Outside the policy context, Ivan Chebeskov, head of the Digital Financial Assets Department at the Ministry of Finance, publicly stated that Russia should consider launching a domestic sovereign stablecoin to adapt to the evolving trends in the global payment system.
Policy Progress Speed: ★★
The UK's policy is currently at a key juncture transitioning from framework design to legislative implementation. The relevant regulatory framework is based on the 2023 Financial Services and Markets Act and supplemented by secondary regulations and regulatory guidance developed by the Financial Conduct Authority (FCA) and the Bank of England (BoE). This Act received royal assent on June 29, 2023, for the first time bringing "digital settlement assets" (including stablecoins) into the legal scope of regulated financial activities.
In November 2023, the UK Financial Conduct Authority (FCA) announced regulatory requirements for companies issuing or custodying fiat-backed stablecoins. The proposed framework will seek to apply several existing regulatory standards that are currently applicable to many FCA-authorized entities to the stablecoin activities sector.
In April 2025, the UK government released a consultation paper on cryptocurrency legislation, planning to add regulated activities, including operating cryptocurrency exchanges and stablecoin issuance.
Despite ongoing regulatory progress, the Governor of the Bank of England has taken a more conservative stance. The Bank's Governor, Andrew Bailey, has publicly stated multiple times that the widespread use of stablecoins could undermine public trust in the domestic currency and even pose systemic risks to the financial system.
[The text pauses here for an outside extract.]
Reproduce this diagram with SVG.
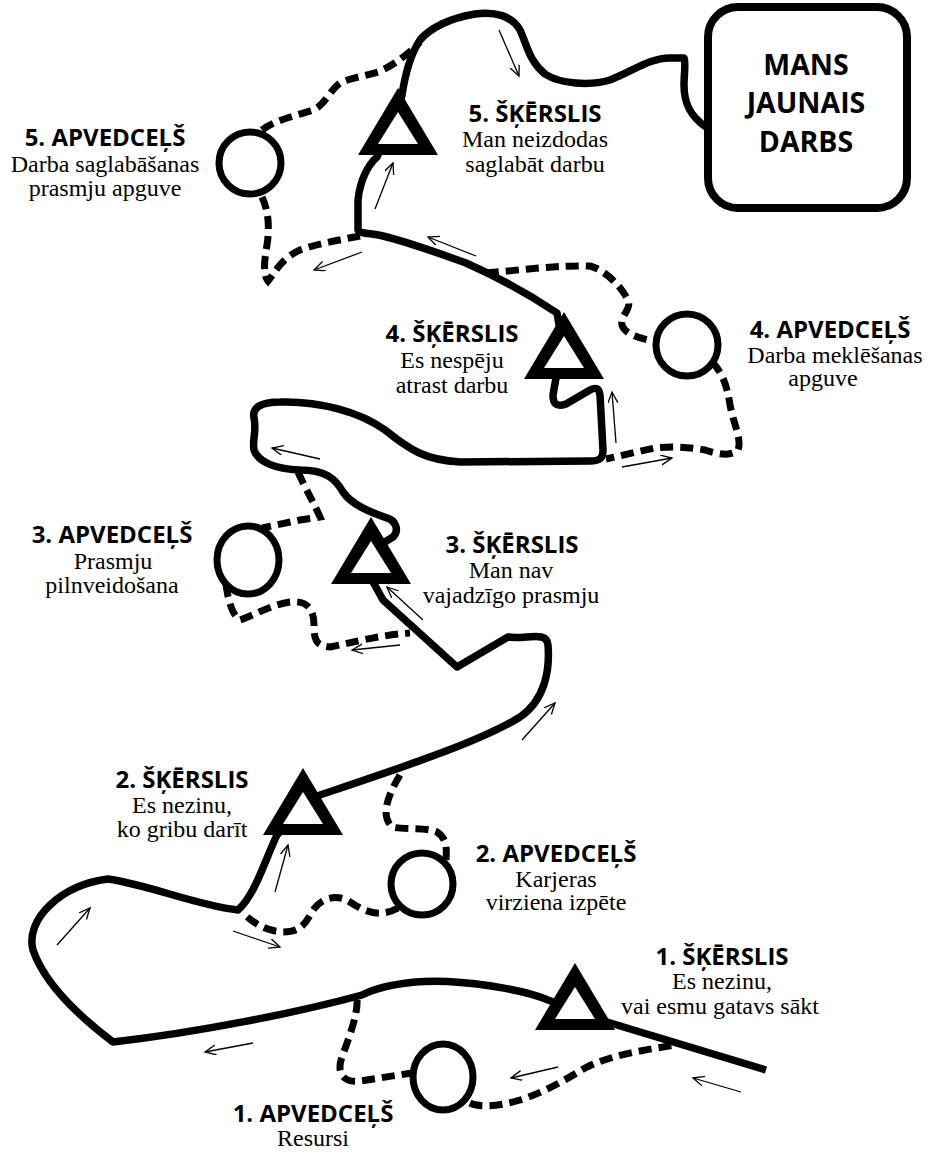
<svg xmlns="http://www.w3.org/2000/svg" xmlns:xlink="http://www.w3.org/1999/xlink" width="932" height="1154" viewBox="0 0 932 1154">
<style>
.main{fill:none;stroke:#000;stroke-width:7.5;stroke-linejoin:round;stroke-linecap:butt}
.dash{fill:none;stroke:#000;stroke-width:7;stroke-dasharray:13 7}
.arr{fill:none;stroke:#000;stroke-width:1.3;marker-end:url(#ah)}
.ring{fill:#fff;stroke:#000;stroke-width:7}
.b{font-family:'Open Sans','Noto Sans',sans-serif;font-weight:700;font-size:24px;text-anchor:middle}
.g{font-family:'Open Sans','Noto Sans',sans-serif;font-weight:700;font-size:28.5px;text-anchor:middle}
.ser{font-family:'Liberation Serif','DejaVu Serif',serif;font-size:24px;font-weight:400;text-anchor:middle}
</style>
<defs>
<marker id="ah" markerWidth="14" markerHeight="12" refX="11" refY="5" orient="auto" markerUnits="userSpaceOnUse">
<path d="M0,0 L11,5 L0,10" fill="none" stroke="#000" stroke-width="1.3"/>
</marker>
<g id="tri">
<polygon points="0,0 -40,67 40,67" fill="#000"/>
<polygon points="0,24 -20,56 20,56" fill="#fff"/>
</g>
</defs>
<rect width="932" height="1154" fill="#fff"/>
<g id="connectors">
<path class="main" d="M 766 1070 L 607 1022 L 548 1000 C 525 990 460 978 415 982 C 395 984 378 987 362 995 C 300 1012 200 1032 113 1042 C 80 1017 45 985 33 950 C 25 920 60 885 108 879 C 150 885 195 905 238 910 C 255 895 265 860 277 835 L 303 805 L 320 795 C 400 768 480 742 520 717 C 545 700 550 670 548 645 C 547 630 525 640 508 637 L 457 667 L 383 600 L 372 580 L 372 550 L 393 537 C 400 530 395 520 387 518 C 370 512 352 505 343 492 C 335 478 325 470 300 470 C 275 469 258 462 254 450 C 252 440 257 430 254 418 C 252 408 260 402 280 402 C 320 401 360 412 385 430 C 410 450 425 460 460 462 L 590 461 C 600 461 603 458 603 450 L 600 395 C 599 388 596 387 590 390 L 566 404 C 555 408 553 402 553 395 L 556 378 L 560 330 L 557 313 C 530 295 500 278 466 263 C 430 250 400 240 383 236 C 370 233 360 234 358 230 L 358 200 C 360 180 368 165 377 157 L 398 110 L 402 95 C 405 75 410 55 420 40 C 430 28 450 18 475 14 C 495 11 512 16 520 30 C 528 48 530 62 545 74 C 560 84 590 86 610 80 C 635 70 650 58 670 58 L 684 58 C 686 62 684 75 684 85 C 684 100 688 115 706 127"/>
<path class="dash" d="M 357 1000 C 358 1015 348 1040 341 1060 C 337 1075 345 1083 360 1081 L 412 1073"/>
<path class="dash" d="M 470 1103 C 480 1108 500 1106 520 1100 C 545 1092 565 1080 585 1068 C 610 1055 645 1050 675 1045"/>
<path class="dash" d="M 400 775 C 388 795 380 815 392 827 C 405 830 425 827 437 832 C 446 838 447 846 446 860"/>
<path class="dash" d="M 398 908 C 380 918 365 912 350 902 C 338 894 322 897 313 910 C 305 925 300 932 283 932 C 268 931 255 925 243 913"/>
<path class="dash" d="M 298 472 C 305 488 315 505 320 517 L 300 520 L 262 528"/>
<path class="dash" d="M 226 584 C 228 600 232 615 240 620 C 255 615 270 605 290 602 C 308 600 314 610 314 625 C 314 640 316 646 330 647 C 350 643 380 635 410 633"/>
<path class="dash" d="M 486 273 C 520 270 560 265 590 266 C 605 270 620 285 628 300 C 632 310 620 315 622 325 C 625 335 640 338 656 342"/>
<path class="dash" d="M 712 362 C 722 372 727 385 730 405 C 734 425 742 440 738 450 C 732 456 720 455 705 450 C 690 447 670 446 655 448 C 635 452 620 456 606 459"/>
<path class="dash" d="M 262 130 C 275 120 295 116 313 110 C 325 105 330 90 340 83 C 350 78 365 76 378 72 C 395 65 410 52 420 42"/>
<path class="dash" d="M 262 197 C 268 210 270 225 267 245 C 264 262 263 275 268 281 C 275 272 282 258 300 250 C 320 243 340 240 360 236"/>
<line class="arr" x1="499" y1="30" x2="519" y2="76"/>
<line class="arr" x1="375" y1="209" x2="393" y2="163"/>
<line class="arr" x1="476" y1="256" x2="428" y2="237"/>
<line class="arr" x1="362" y1="252" x2="314" y2="270"/>
<line class="arr" x1="616" y1="443" x2="612" y2="392"/>
<line class="arr" x1="622" y1="467" x2="672" y2="458"/>
<line class="arr" x1="320" y1="459" x2="272" y2="448"/>
<line class="arr" x1="423" y1="620" x2="387" y2="587"/>
<line class="arr" x1="400" y1="645" x2="352" y2="650"/>
<line class="arr" x1="522" y1="740" x2="555" y2="703"/>
<line class="arr" x1="275" y1="892" x2="288" y2="845"/>
<line class="arr" x1="57" y1="945" x2="90" y2="908"/>
<line class="arr" x1="233" y1="931" x2="280" y2="947"/>
<line class="arr" x1="253" y1="1043" x2="205" y2="1052"/>
<line class="arr" x1="558" y1="1067" x2="511" y2="1078"/>
<line class="arr" x1="741" y1="1092" x2="693" y2="1078"/>
</g>
<g id="goal">
<rect x="708" y="7" width="199" height="201" rx="30" fill="#fff" stroke="#000" stroke-width="8"/>
<text class="g" x="806" y="75">MANS</text>
<text class="g" x="806" y="113">JAUNAIS</text>
<text class="g" x="806" y="152">DARBS</text>
</g>
<g id="obstacle5">
<use xlink:href="#tri" transform="translate(398,88)"/>
<text class="b" x="535" y="122">5. ŠĶĒRSLIS</text>
<text class="ser" x="535" y="147">Man neizdodas</text>
<text class="ser" x="535" y="172">saglabāt darbu</text>
</g>
<g id="detour5">
<circle class="ring" cx="250" cy="163" r="31"/>
<text class="b" x="105" y="146">5. APVEDCEĻŠ</text>
<text class="ser" x="105" y="172">Darba saglabāšanas</text>
<text class="ser" x="105" y="196">prasmju apguve</text>
</g>
<g id="obstacle4">
<use xlink:href="#tri" transform="translate(564,312)"/>
<text class="b" x="452" y="342">4. ŠĶĒRSLIS</text>
<text class="ser" x="452" y="368">Es nespēju</text>
<text class="ser" x="452" y="393">atrast darbu</text>
</g>
<g id="detour4">
<circle class="ring" cx="687" cy="345" r="31"/>
<text class="b" x="830" y="338">4. APVEDCEĻŠ</text>
<text class="ser" x="835" y="363">Darba meklēšanas</text>
<text class="ser" x="823" y="386">apguve</text>
</g>
<g id="obstacle3">
<use xlink:href="#tri" transform="translate(371,517)"/>
<text class="b" x="512" y="553">3. ŠĶĒRSLIS</text>
<text class="ser" x="511" y="578">Man nav</text>
<text class="ser" x="511" y="603">vajadzīgo prasmju</text>
</g>
<g id="detour3">
<ellipse class="ring" cx="248" cy="560" rx="31" ry="34"/>
<text class="b" x="112" y="543">3. APVEDCEĻŠ</text>
<text class="ser" x="113" y="569">Prasmju</text>
<text class="ser" x="112" y="593">pilnveidošana</text>
</g>
<g id="obstacle2">
<use xlink:href="#tri" transform="translate(303,768)"/>
<text class="b" x="182" y="788">2. ŠĶĒRSLIS</text>
<text class="ser" x="182" y="813">Es nezinu,</text>
<text class="ser" x="182" y="837">ko gribu darīt</text>
</g>
<g id="detour2">
<circle class="ring" cx="422" cy="884" r="31"/>
<text class="b" x="556" y="862">2. APVEDCEĻŠ</text>
<text class="ser" x="556" y="887">Karjeras</text>
<text class="ser" x="556" y="910">virziena izpēte</text>
</g>
<g id="obstacle1">
<use xlink:href="#tri" transform="translate(575,963)"/>
<text class="b" x="722" y="965">1. ŠĶĒRSLIS</text>
<text class="ser" x="722" y="989">Es nezinu,</text>
<text class="ser" x="720" y="1014">vai esmu gatavs sākt</text>
</g>
<g id="detour1">
<ellipse class="ring" cx="443" cy="1077" rx="30" ry="33"/>
<text class="b" x="313" y="1122">1. APVEDCEĻŠ</text>
<text class="ser" x="313" y="1146">Resursi</text>
</g>
</svg>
Policy Development Speed: ★★
Compared to markets like the United States and the European Union, Canada's policies are more conservative, and the local stablecoin market is developing slowly.
In December 2022, the FTX collapse triggered global cryptocurrency market turbulence, leading the Canadian Securities Administrators (CSA) to tighten policies, bringing stablecoins under the regulation of "securities and/or derivatives."
Since 2023, the CSA has successively released two key documents, SN 21332 and SN 21333, outlining a regulatory framework for "fiat-pegged stablecoins." According to the relevant provisions, stablecoin issuers need to register as securities issuers, submit a prospectus, or sign a CSA-approved commitment letter.
Last month, the Canadian banking regulatory authority stated that it is ready to regulate stablecoins, and a regulatory framework is in the works.
Policy Development Speed: ★
According to the Central Bank of Brazil, over 90% of cryptocurrency transactions in the country involve stablecoins, mainly used for cross-border payments, but this trend has also raised compliance concerns.
The President of the Central Bank of Brazil, Gabriel Galipolo, stated that initially, the central bank believed the popularity of stablecoins was due to their providing the public with a convenient way to hold US dollars. However, upon further investigation, it was found that a significant amount of stablecoin transactions are related to cross-border shopping and conducted in an opaque manner, potentially being used for tax evasion or money laundering activities.
As a result, in December 2024, the Central Bank of Brazil proposed a new rule aiming to include stablecoins in the foreign exchange regulatory system and prohibit transfers to wallets not controlled by Brazilian entities.
Overall, the regulatory direction in Brazil is already very clear: based on strong control, the priority is to suppress high-risk transaction scenarios.
Despite the tightening regulation, traditional banks are beginning to explore compliance paths. Brazil's largest bank, Itau Unibanco (with over 55 million customers), is planning to launch a stablecoin pegged to the real. Currently, Itau is studying the relevant experiences of other banks and waiting for the stablecoin regulatory framework in Brazil to be established.